January 11, 630. A motley army comes out of the mountains and descends upon a city in four columns. With little fighting, their leader enters the city he intends to make the holiest site of his new, radical faith. The Prophet Muhammad has entered Mecca.
Starting a new religion isn't easy; it tends to ruffle feathers. Islamic tradition holds that in 610, the archangel Gabriel commanded Muhammad to take up the mantle of prophecy. Muhammad claimed the continuation of the Judeo-Christian prophetic tradition - he counted Moses and Jesus among the holiest prophets, and his predecessors - but combined this tradition with Arabic cultural precepts and a strong revolutionary streak, all of which tended to affront the effete, worldly merchant classes of Mecca.
In 622, Muhammad fled from Mecca, his home city, with about 70 followers to nearby Yathrib in western Arabia. Yathrib, soon renamed Medina, became Muhammad's new base; from here, he waged a constant struggle against the leading families of Mecca. The unfortunate side effect of this strife was that Islam, like many other faiths, was born in struggle and bore the marks of that struggle. Muhammad's victory at Badr in 624, heavily mythologized in the hadiths that hold great weight in Islamic tradition, was probably the turning point.

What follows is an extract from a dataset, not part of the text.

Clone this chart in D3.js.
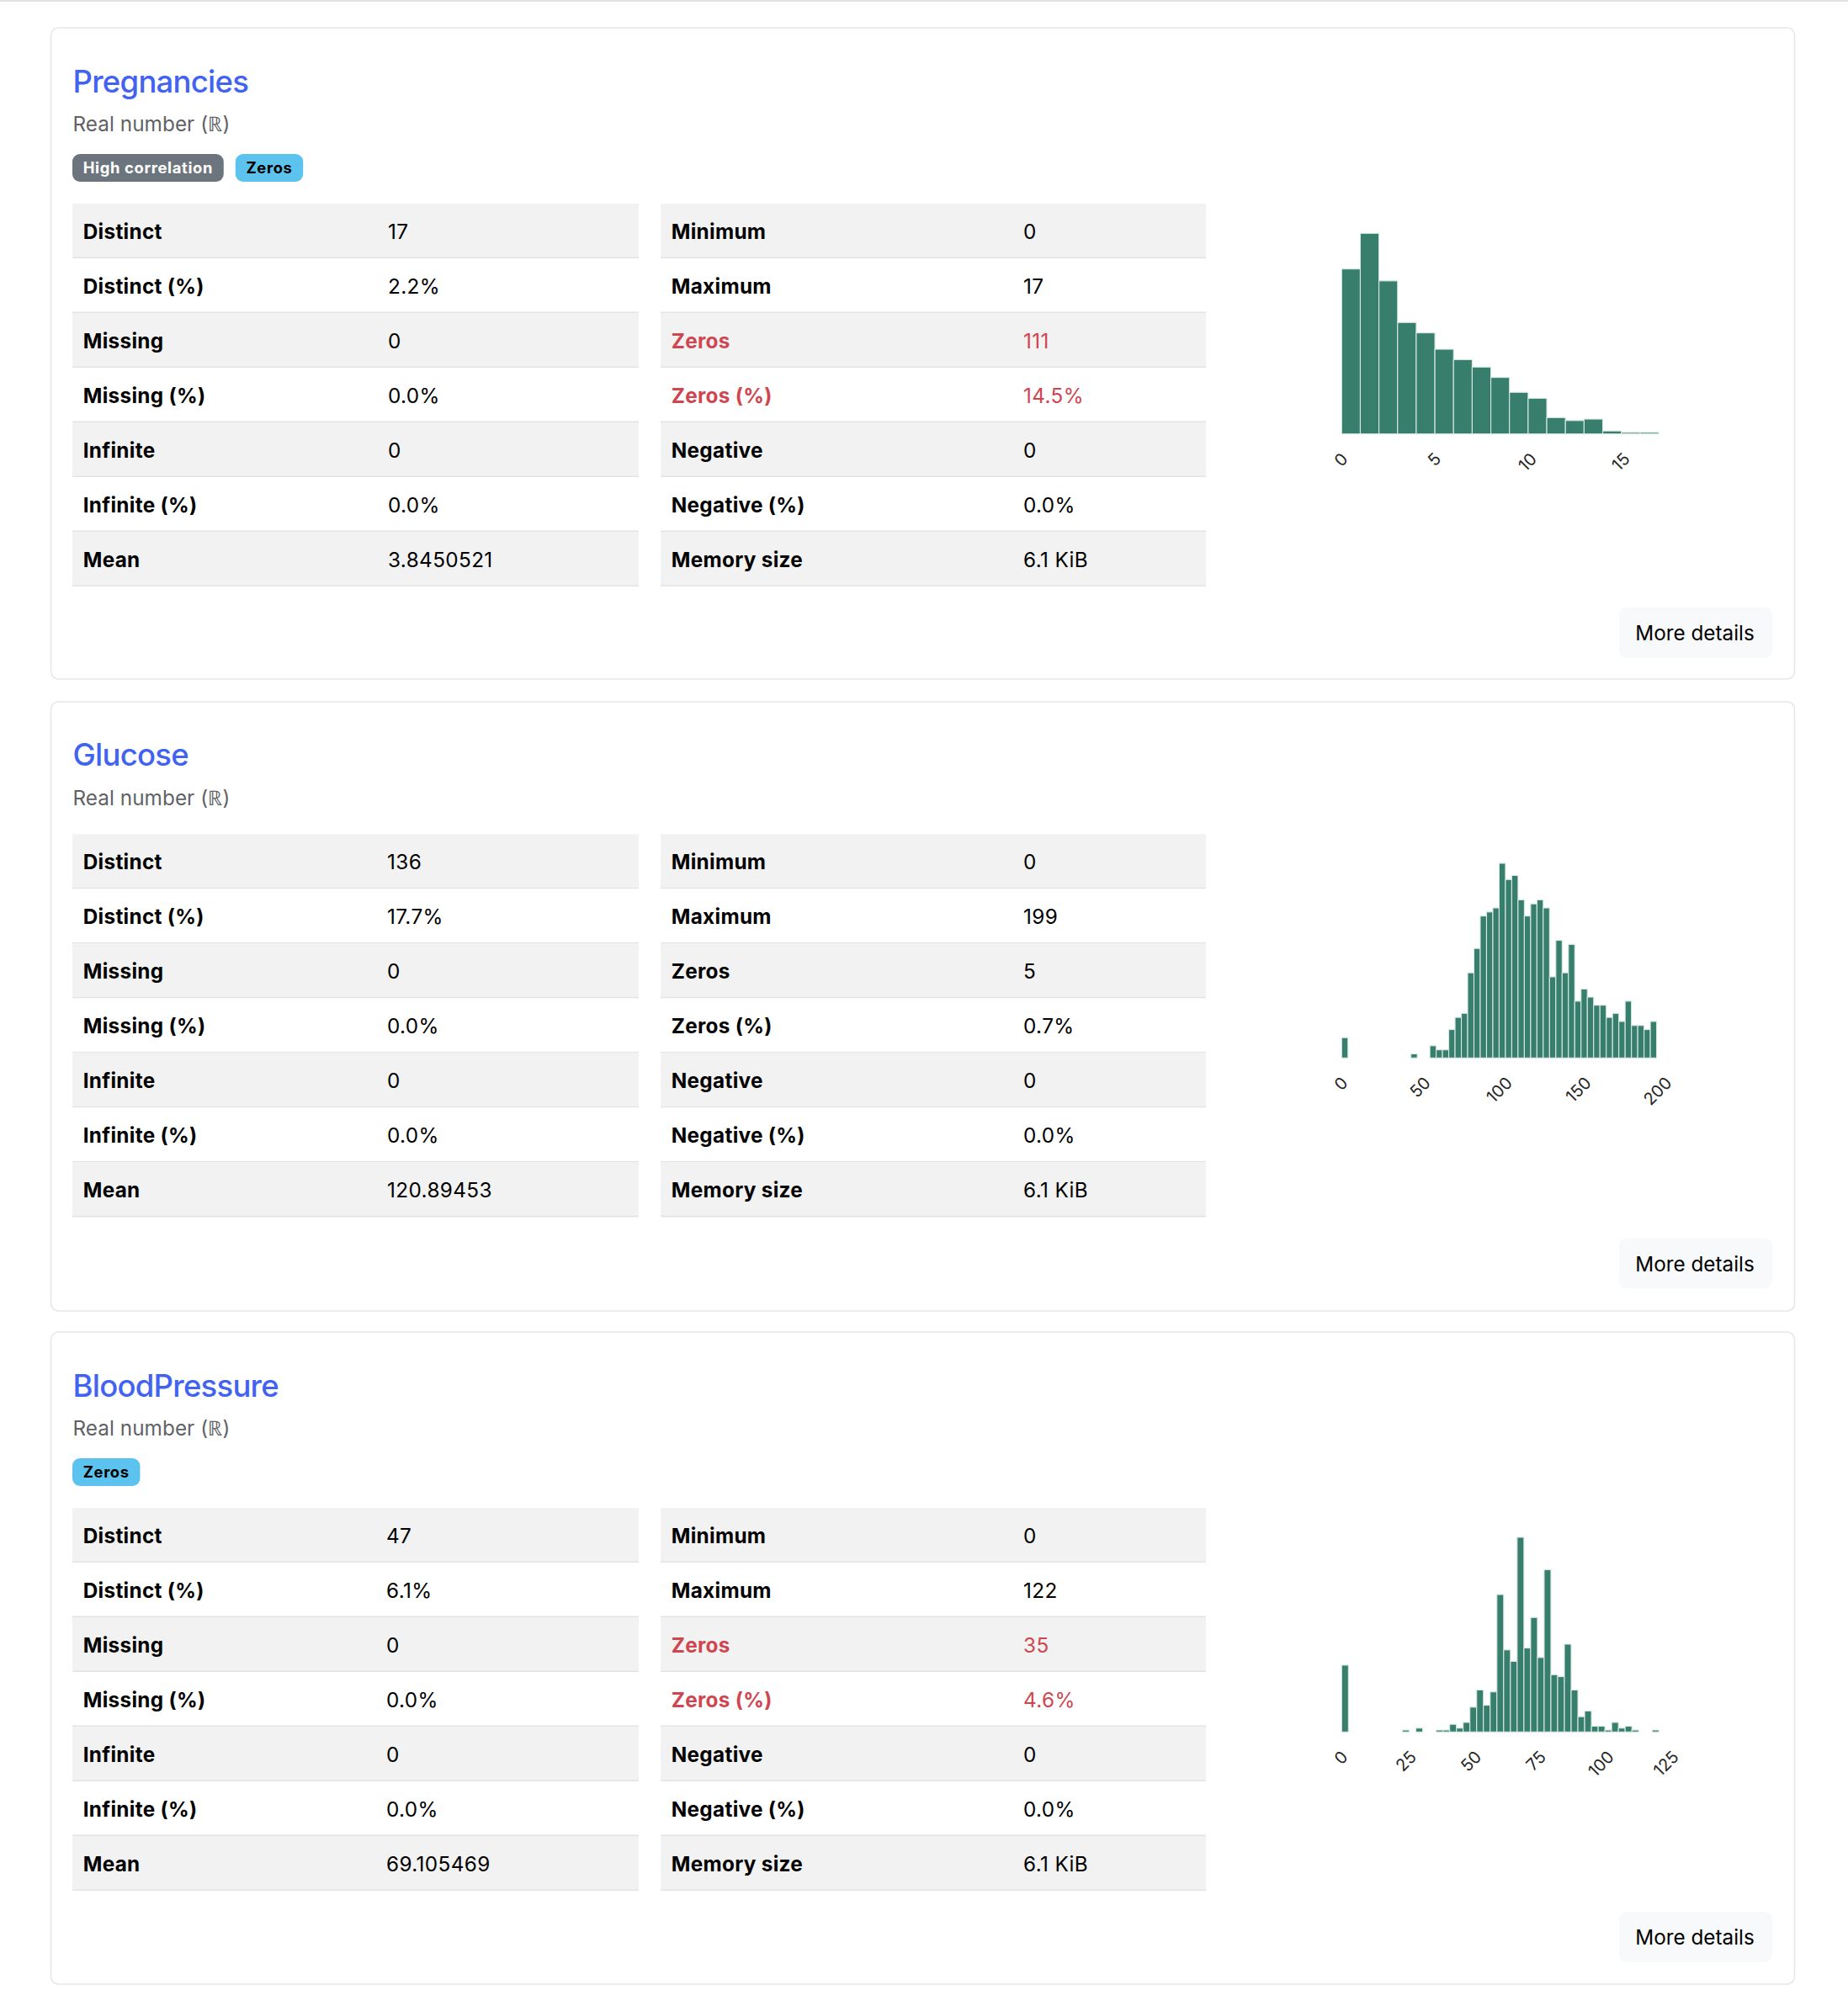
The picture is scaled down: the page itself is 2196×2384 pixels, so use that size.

Muhammad's entry into Mecca was the great achievement of his life; he would die only two years later, long before Islam became a world religion. However, the marks of Islamic conquest were already present - the tolerance for Jews and Christians as "the people of the book," widespread economic and social reform, and bitter strife between the ruling elites of the new Muslim polity.
Muhammad's eventual triumph had the profoundest consequences for world history, of course. It was an unlikely victory; there was no inherent reason that an idle merchant's son from Mecca, so far from the great empires and nations of the world, should be able to launch a movement that would spread across the globe. Then again, there was no reason a carpenter's son in backwater Palestine should have such an impact either. Muhammad, regardless of your opinion, is one of the great figures of history; only rarely has one man's personality, vision, and character written so large on the global scale and across so many centuries.
From Mecca, Muslim armies would surge forward in the 630s, overrunning Syria and Iraq; within a century they would control nations from Spain to India. It was one of the most abrupt and transforming human movements in all history.
Side note: January 11 is one of only several possible dates for this event, given the uncertainty of early Islamic dating vis-a-vis the Gregorian Calendar. Some days are just hard to find things for.
The best book for an introduction to early Islam is probably Hugh Kennedy's The Prophet and the Age of the Caliphates, 3rd Edition (London: Routledge, 2015).